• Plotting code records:
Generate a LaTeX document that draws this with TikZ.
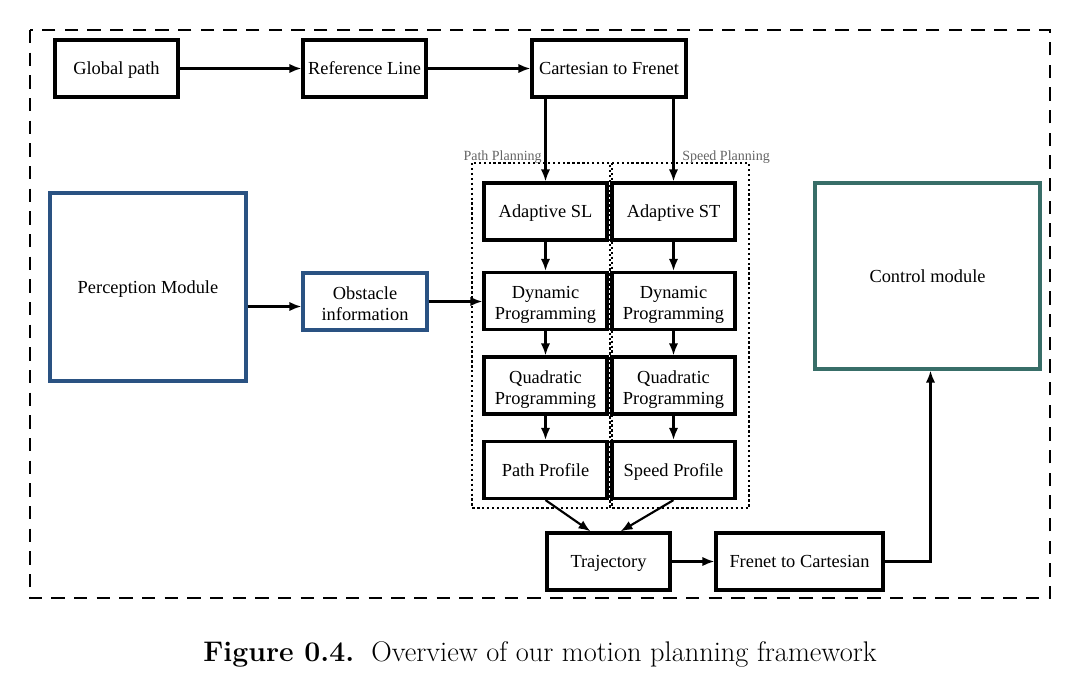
\documentclass[tikz,border=0pt]{standalone}
\usepackage{fontspec}
\newfontfamily\tnr{Liberation Serif}
\usetikzlibrary{arrows.meta,calc}
\definecolor{pblue}{RGB}{42,82,130}
\definecolor{cteal}{RGB}{56,110,104}
\definecolor{lblgray}{RGB}{100,100,100}
\tikzset{
  box/.style={draw, line width=2.4pt, font=\tnr\fontsize{13.8}{16}\selectfont, align=center, inner sep=0pt, minimum height=42.75pt, minimum width=92.25pt, text height=12.3pt, text depth=3pt},
  twoline/.style={text height=31pt, text depth=3pt},
  arr/.style={line width=1.6pt, -{Latex[length=9pt,width=7pt]}},
  grp/.style={draw, dotted, line width=1.7pt},
  grplbl/.style={font=\tnr\fontsize{10.5}{12}\selectfont, text=lblgray, inner sep=0pt}
}
\begin{document}
\begin{tikzpicture}[x=0.75pt,y=-0.75pt]
\useasboundingbox (0,0) rectangle (1077,692);
\draw[line width=1.8pt, dash pattern=on 10pt off 7pt] (30,30) rectangle (1050,598);

\node[box] (gp) at (116.5,68.5) {Global path};
\node[box] (rl) at (364.5,68.5) {Reference Line};
\node[box, minimum width=115.5pt] (cf) at (609,68.5) {Cartesian to Frenet};

\draw[grp] (472,163) rectangle (610,508);
\draw[grp] (612,163) rectangle (749,508);
\node[grplbl, anchor=base east] (pplbl) at (542,160) {Path Planning};
\node[grplbl, anchor=base west] (splbl) at (682,160) {Speed Planning};

\node[box] (sl) at (545.5,211.5) {Adaptive SL};
\node[box] (st) at (673.5,211.5) {Adaptive ST};
\node[box, twoline] (dp1) at (545.5,301) {Dynamic\\[-0.3pt]Programming};
\node[box, twoline] (dp2) at (673.5,301) {Dynamic\\[-0.3pt]Programming};
\node[box, twoline] (qp1) at (545.5,385.5) {Quadratic\\[-0.3pt]Programming};
\node[box, twoline] (qp2) at (673.5,385.5) {Quadratic\\[-0.3pt]Programming};
\node[box] (pp) at (545.5,470) {Path Profile};
\node[box] (sp) at (673.5,470) {Speed Profile};

\node[box, draw=pblue, minimum width=147pt, minimum height=141pt] (pm) at (148,287) {Perception Module};
\node[box, twoline, draw=pblue, minimum width=93pt] (ob) at (365,301.5) {Obstacle\\[-0.3pt]information};
\node[box, draw=cteal, minimum width=168.75pt, minimum height=139.5pt] (cm) at (927.5,276) {Control module};

\node[box] (tr) at (608.5,561.5) {Trajectory};
\node[box, minimum width=125.25pt] (fc) at (799.5,561.5) {Frenet to Cartesian};

\draw[arr] (gp) -- (rl);
\draw[arr] (rl) -- (cf);
\draw[arr] (cf.south -| sl.north) -- (sl.north);
\draw[arr] (cf.south -| st.north) -- (st.north);
\draw[arr] (sl) -- (dp1);
\draw[arr] (dp1) -- (qp1);
\draw[arr] (qp1) -- (pp);
\draw[arr] (st) -- (dp2);
\draw[arr] (dp2) -- (qp2);
\draw[arr] (qp2) -- (sp);
\draw[arr] ($(pm.east |- ob.west)+(0,5)$) -- ($(ob.west)+(0,5)$);
\draw[arr] (ob.east) -- (ob.east -| dp1.west);
\draw[arr] (pp.south) -- ($(tr.north)+(-18,0)$);
\draw[arr] (sp.south) -- ($(tr.north)+(12,0)$);
\draw[arr] (tr) -- (fc);
\draw[arr] (fc.east) -| ($(cm.south)+(3,0)$);

\node[font=\fontsize{21.3}{24}\selectfont, anchor=base] (cap) at (540,661) {\textbf{Figure 0.4.}\ \ Overview of our motion planning framework};
\end{tikzpicture}
\end{document}
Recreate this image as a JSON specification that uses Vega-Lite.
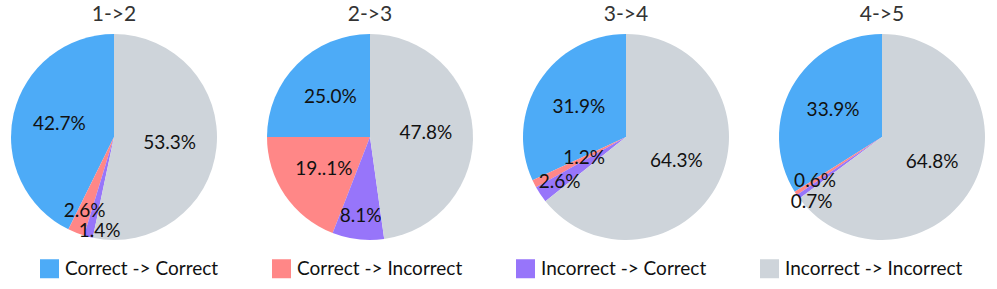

• Exercise requirements:
Leave the pictures out, and transcribe each of the records exactly.

• Finished task:
Generate a LaTeX document that draws this with TikZ.
\documentclass[tikz,border=0pt]{standalone}
\usepackage{fontspec}
\newfontfamily\tnr{Liberation Serif}
\usetikzlibrary{arrows.meta,calc}
\definecolor{pblue}{RGB}{42,82,130}
\definecolor{cteal}{RGB}{56,110,104}
\definecolor{lblgray}{RGB}{100,100,100}
\tikzset{
  box/.style={draw, line width=2.4pt, font=\tnr\fontsize{13.8}{16}\selectfont, align=center, inner sep=0pt, minimum height=42.75pt, minimum width=92.25pt, text height=12.3pt, text depth=3pt},
  twoline/.style={text height=31pt, text depth=3pt},
  arr/.style={line width=1.6pt, -{Latex[length=9pt,width=7pt]}},
  grp/.style={draw, dotted, line width=1.7pt},
  grplbl/.style={font=\tnr\fontsize{10.5}{12}\selectfont, text=lblgray, inner sep=0pt}
}
\begin{document}
\begin{tikzpicture}[x=0.75pt,y=-0.75pt]
\useasboundingbox (0,0) rectangle (1077,692);
\draw[line width=1.8pt, dash pattern=on 10pt off 7pt] (30,30) rectangle (1050,598);

\node[box] (gp) at (116.5,68.5) {Global path};
\node[box] (rl) at (364.5,68.5) {Reference Line};
\node[box, minimum width=115.5pt] (cf) at (609,68.5) {Cartesian to Frenet};

\draw[grp] (472,163) rectangle (610,508);
\draw[grp] (612,163) rectangle (749,508);
\node[grplbl, anchor=base east] (pplbl) at (542,160) {Path Planning};
\node[grplbl, anchor=base west] (splbl) at (682,160) {Speed Planning};

\node[box] (sl) at (545.5,211.5) {Adaptive SL};
\node[box] (st) at (673.5,211.5) {Adaptive ST};
\node[box, twoline] (dp1) at (545.5,301) {Dynamic\\[-0.3pt]Programming};
\node[box, twoline] (dp2) at (673.5,301) {Dynamic\\[-0.3pt]Programming};
\node[box, twoline] (qp1) at (545.5,385.5) {Quadratic\\[-0.3pt]Programming};
\node[box, twoline] (qp2) at (673.5,385.5) {Quadratic\\[-0.3pt]Programming};
\node[box] (pp) at (545.5,470) {Path Profile};
\node[box] (sp) at (673.5,470) {Speed Profile};

\node[box, draw=pblue, minimum width=147pt, minimum height=141pt] (pm) at (148,287) {Perception Module};
\node[box, twoline, draw=pblue, minimum width=93pt] (ob) at (365,301.5) {Obstacle\\[-0.3pt]information};
\node[box, draw=cteal, minimum width=168.75pt, minimum height=139.5pt] (cm) at (927.5,276) {Control module};

\node[box] (tr) at (608.5,561.5) {Trajectory};
\node[box, minimum width=125.25pt] (fc) at (799.5,561.5) {Frenet to Cartesian};

\draw[arr] (gp) -- (rl);
\draw[arr] (rl) -- (cf);
\draw[arr] (cf.south -| sl.north) -- (sl.north);
\draw[arr] (cf.south -| st.north) -- (st.north);
\draw[arr] (sl) -- (dp1);
\draw[arr] (dp1) -- (qp1);
\draw[arr] (qp1) -- (pp);
\draw[arr] (st) -- (dp2);
\draw[arr] (dp2) -- (qp2);
\draw[arr] (qp2) -- (sp);
\draw[arr] ($(pm.east |- ob.west)+(0,5)$) -- ($(ob.west)+(0,5)$);
\draw[arr] (ob.east) -- (ob.east -| dp1.west);
\draw[arr] (pp.south) -- ($(tr.north)+(-18,0)$);
\draw[arr] (sp.south) -- ($(tr.north)+(12,0)$);
\draw[arr] (tr) -- (fc);
\draw[arr] (fc.east) -| ($(cm.south)+(3,0)$);

\node[font=\fontsize{21.3}{24}\selectfont, anchor=base] (cap) at (540,661) {\textbf{Figure 0.4.}\ \ Overview of our motion planning framework};
\end{tikzpicture}
\end{document}
Recreate this image as a JSON specification that uses Vega-Lite.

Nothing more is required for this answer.